Tycoon proposes sending couple on fly-by of Mars
WASHINGTON—In less than five years, a married couple could be on their way toward Mars in an audacious private mission that would slingshot them around the Red Planet, according to a plan outlined yesterday by a financial tycoon and his team.
The voyage would be a cosmic no-frills flight that would take the husband-and-wife astronauts as close as 100 miles (160 km) from Mars, but it also would mean being cooped up for 16 months in a cramped space capsule.
The U.S. space agency, NASA, will not be involved.
Instead, the project’s backers intend to use a private rocket and space capsule, and some kind of habitat that might be inflatable—employing an austere design that could take people to Mars for a fraction of what it would cost NASA to do with robots, officials said.
The crew members will have no lander to go down to the planet, and no spacesuits to go out for any spacewalk.
They will have minimal food, water, and clothing, and their urine will be recycled into drinking water.
“This is not going to be an easy mission,” chief technical officer and potential crew member Taber MacCallum conceded in an interview.
It also involves a huge risk—more than a government agency would normally permit, officials added.
“It’s a risk well worth taking,” MacCallum said.

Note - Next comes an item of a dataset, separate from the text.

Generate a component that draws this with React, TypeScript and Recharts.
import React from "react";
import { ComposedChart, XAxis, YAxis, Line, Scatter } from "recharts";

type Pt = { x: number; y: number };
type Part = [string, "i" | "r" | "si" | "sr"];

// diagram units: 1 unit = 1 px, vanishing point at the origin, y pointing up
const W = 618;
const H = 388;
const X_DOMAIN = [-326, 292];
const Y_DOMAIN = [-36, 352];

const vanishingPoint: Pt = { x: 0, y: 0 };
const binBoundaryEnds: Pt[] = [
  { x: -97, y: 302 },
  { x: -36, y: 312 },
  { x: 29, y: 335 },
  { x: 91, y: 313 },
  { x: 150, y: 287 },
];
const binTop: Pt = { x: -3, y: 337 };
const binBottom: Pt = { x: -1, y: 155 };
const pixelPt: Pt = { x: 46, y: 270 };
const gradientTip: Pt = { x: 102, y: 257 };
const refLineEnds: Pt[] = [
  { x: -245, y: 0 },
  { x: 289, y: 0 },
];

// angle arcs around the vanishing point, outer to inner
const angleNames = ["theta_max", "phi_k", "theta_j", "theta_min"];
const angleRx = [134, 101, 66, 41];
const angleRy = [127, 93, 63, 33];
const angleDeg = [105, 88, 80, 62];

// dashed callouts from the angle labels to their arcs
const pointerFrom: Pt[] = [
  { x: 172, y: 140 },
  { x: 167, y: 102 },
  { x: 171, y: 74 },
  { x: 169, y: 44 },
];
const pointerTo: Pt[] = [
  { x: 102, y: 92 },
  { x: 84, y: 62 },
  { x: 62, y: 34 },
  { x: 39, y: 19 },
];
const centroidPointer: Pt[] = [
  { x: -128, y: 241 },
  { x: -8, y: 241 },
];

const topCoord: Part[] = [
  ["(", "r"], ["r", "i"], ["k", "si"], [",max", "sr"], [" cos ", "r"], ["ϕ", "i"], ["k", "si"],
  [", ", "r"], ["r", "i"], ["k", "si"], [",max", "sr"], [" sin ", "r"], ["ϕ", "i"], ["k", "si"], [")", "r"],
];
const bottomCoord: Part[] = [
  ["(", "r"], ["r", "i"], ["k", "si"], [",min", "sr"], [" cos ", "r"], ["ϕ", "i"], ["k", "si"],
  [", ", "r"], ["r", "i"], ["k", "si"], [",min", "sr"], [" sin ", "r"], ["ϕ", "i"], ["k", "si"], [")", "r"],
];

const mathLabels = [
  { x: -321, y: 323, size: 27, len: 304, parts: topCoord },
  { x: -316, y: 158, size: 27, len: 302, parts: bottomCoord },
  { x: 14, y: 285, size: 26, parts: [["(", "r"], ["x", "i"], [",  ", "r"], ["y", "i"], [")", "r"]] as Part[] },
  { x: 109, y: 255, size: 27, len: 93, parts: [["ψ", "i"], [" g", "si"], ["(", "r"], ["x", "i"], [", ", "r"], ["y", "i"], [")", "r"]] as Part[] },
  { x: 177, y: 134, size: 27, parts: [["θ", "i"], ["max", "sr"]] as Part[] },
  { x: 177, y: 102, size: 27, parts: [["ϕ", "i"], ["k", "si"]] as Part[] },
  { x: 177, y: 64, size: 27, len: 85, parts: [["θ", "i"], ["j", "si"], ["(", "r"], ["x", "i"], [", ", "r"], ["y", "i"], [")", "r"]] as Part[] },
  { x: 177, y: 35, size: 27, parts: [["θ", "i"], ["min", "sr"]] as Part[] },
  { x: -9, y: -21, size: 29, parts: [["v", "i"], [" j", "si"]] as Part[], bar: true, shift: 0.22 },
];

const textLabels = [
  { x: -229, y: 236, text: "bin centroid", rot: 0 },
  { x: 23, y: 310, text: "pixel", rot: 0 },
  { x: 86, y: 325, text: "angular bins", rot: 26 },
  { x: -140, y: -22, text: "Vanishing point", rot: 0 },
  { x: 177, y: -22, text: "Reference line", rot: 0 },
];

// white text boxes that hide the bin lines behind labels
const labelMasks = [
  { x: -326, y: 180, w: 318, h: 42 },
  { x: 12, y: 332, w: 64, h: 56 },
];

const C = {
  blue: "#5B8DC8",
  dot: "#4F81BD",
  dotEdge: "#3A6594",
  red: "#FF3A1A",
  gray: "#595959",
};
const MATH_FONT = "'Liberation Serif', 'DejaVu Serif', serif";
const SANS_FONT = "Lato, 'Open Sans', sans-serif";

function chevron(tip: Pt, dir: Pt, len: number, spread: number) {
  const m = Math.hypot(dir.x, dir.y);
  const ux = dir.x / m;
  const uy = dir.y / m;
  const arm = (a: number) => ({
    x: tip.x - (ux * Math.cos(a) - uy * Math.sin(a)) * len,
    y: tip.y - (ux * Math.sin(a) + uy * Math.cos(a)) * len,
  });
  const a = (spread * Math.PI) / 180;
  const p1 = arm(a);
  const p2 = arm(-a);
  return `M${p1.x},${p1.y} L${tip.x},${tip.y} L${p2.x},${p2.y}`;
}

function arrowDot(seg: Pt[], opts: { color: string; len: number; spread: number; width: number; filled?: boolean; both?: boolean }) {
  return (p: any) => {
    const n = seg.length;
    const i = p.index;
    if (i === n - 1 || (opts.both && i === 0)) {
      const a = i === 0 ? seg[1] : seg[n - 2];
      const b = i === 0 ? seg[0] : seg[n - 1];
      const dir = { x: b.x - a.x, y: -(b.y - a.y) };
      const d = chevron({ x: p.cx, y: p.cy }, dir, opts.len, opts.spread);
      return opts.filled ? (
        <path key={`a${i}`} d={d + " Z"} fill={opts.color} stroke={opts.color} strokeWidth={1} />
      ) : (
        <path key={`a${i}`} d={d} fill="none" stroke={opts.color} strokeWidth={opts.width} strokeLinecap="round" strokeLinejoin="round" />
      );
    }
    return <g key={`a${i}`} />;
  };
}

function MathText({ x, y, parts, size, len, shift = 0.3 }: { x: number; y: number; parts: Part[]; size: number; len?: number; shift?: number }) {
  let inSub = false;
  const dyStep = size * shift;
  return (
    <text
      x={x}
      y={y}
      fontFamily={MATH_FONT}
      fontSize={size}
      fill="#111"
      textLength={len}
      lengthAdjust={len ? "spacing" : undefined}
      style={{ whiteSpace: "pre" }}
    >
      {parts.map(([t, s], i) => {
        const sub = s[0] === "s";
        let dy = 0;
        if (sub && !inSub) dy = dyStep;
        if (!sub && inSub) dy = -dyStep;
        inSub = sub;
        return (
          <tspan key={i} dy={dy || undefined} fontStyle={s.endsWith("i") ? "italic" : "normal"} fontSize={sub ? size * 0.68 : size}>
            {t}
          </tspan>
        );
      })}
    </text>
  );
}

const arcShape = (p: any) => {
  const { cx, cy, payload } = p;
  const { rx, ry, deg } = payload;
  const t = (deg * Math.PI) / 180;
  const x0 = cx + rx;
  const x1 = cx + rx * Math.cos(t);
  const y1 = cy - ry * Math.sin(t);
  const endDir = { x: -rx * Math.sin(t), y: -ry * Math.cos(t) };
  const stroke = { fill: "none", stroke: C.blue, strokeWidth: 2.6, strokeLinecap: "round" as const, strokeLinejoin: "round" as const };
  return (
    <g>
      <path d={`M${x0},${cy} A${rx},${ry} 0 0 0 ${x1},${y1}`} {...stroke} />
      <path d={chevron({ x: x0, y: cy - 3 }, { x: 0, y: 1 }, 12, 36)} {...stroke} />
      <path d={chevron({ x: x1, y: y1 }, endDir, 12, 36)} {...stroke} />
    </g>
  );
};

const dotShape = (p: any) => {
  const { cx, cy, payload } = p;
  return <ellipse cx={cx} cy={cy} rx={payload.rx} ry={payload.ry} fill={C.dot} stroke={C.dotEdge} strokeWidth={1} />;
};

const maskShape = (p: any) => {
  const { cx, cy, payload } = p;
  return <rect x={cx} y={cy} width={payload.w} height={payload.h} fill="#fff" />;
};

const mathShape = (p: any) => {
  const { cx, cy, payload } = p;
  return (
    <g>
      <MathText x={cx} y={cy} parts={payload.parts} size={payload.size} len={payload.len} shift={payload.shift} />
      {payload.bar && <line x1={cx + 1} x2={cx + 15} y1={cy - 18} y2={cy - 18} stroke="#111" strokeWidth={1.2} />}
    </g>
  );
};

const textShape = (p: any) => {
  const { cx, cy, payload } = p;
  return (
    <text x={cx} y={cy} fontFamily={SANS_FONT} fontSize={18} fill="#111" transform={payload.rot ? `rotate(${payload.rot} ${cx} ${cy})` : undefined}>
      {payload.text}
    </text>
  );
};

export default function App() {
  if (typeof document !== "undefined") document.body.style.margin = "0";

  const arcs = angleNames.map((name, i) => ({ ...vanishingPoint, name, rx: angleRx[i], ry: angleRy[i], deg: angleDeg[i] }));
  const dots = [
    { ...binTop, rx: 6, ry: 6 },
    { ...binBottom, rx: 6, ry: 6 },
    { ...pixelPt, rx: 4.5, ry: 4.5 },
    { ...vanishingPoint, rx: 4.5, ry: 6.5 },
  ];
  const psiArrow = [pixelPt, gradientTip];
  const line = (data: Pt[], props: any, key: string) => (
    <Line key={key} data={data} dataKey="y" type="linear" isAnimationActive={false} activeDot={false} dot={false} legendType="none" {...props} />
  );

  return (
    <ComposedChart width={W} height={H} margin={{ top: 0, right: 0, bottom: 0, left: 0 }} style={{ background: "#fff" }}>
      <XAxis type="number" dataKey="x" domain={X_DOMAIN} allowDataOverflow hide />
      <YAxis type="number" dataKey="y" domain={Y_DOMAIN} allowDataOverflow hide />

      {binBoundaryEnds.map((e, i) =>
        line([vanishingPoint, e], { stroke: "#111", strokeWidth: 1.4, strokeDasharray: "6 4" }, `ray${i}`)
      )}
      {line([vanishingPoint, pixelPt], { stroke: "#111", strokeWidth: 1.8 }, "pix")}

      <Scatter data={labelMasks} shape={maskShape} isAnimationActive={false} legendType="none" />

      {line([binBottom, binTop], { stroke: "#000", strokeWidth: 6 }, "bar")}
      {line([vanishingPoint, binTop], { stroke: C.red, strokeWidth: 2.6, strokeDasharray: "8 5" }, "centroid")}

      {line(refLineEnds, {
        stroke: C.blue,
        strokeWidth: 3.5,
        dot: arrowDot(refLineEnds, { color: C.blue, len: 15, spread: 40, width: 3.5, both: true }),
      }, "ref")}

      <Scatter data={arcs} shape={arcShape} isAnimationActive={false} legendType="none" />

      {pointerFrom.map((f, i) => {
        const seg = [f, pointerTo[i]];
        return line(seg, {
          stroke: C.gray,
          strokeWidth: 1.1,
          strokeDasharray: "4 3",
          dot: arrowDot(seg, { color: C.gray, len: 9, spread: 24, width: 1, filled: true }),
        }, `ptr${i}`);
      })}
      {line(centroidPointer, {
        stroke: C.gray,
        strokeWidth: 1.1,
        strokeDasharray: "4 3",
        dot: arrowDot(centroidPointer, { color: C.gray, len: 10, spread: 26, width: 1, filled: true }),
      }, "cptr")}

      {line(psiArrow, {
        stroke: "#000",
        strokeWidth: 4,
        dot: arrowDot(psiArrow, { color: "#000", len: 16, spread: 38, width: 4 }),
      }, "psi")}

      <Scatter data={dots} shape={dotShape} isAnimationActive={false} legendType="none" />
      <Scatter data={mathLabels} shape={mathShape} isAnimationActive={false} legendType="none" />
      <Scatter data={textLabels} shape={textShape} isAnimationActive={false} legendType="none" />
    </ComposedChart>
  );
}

He noted it harkens back to the days when people took risks when it was meaningful, and he said it could be an inspiration, especially to students.
The mission will get initial money from multimillionaire Dennis Tito, the first space tourist.
MacCallum said the team won’t say how much the overall flight would cost, but outsiders put the price tag at more than $1 billion.
As for why a couple will make the flight, “this is very symbolic, and we really need it to represent humanity with a man and a woman,” MacCallum reasoned.
He said if it is a man and a woman on such a long, cramped voyage, it makes sense for them to be married so they can give each other the emotional support that they’ll probably need when they look out the window and see Earth get smaller and more distant.
“If that’s not scary, I don’t know what is,” MacCallum said.
In a statement, NASA spokesman David Steitz said the venture validates U.S. President Barack Obama’s decision to rely more on private-sector ingenuity to explore space, and is “a testament to the audacity of America’s commercial aerospace industry and the adventurous spirit of America’s citizen-explorers.”
“NASA will continue discussions with ‘Inspiration Mars’ to see how the agency might collaborate on mutually-beneficial activities,” he added.
The mission timeline is set out in a technical paper to be presented next month at a scientific meeting.
It calls for a launch on Jan. 5, 2018, a Mars fly-by on Aug. 20, 2018, and a return to Earth on May 21, 2019.
Stanford University professor Scott Hubbard, NASA’s former Mars mission chief, said the paper is “long on inspiration, short on technical details.”
“[But] what is there is correct,” he noted.
“It’s sort of an audacious thing to say, ‘I’m going to fly by Mars in five years,’” admitted MacCallum, who was part of a team that lived for two years in Biospshere 2, a sort of giant terrarium on Earth that was supposed to replicate a mission on another planet.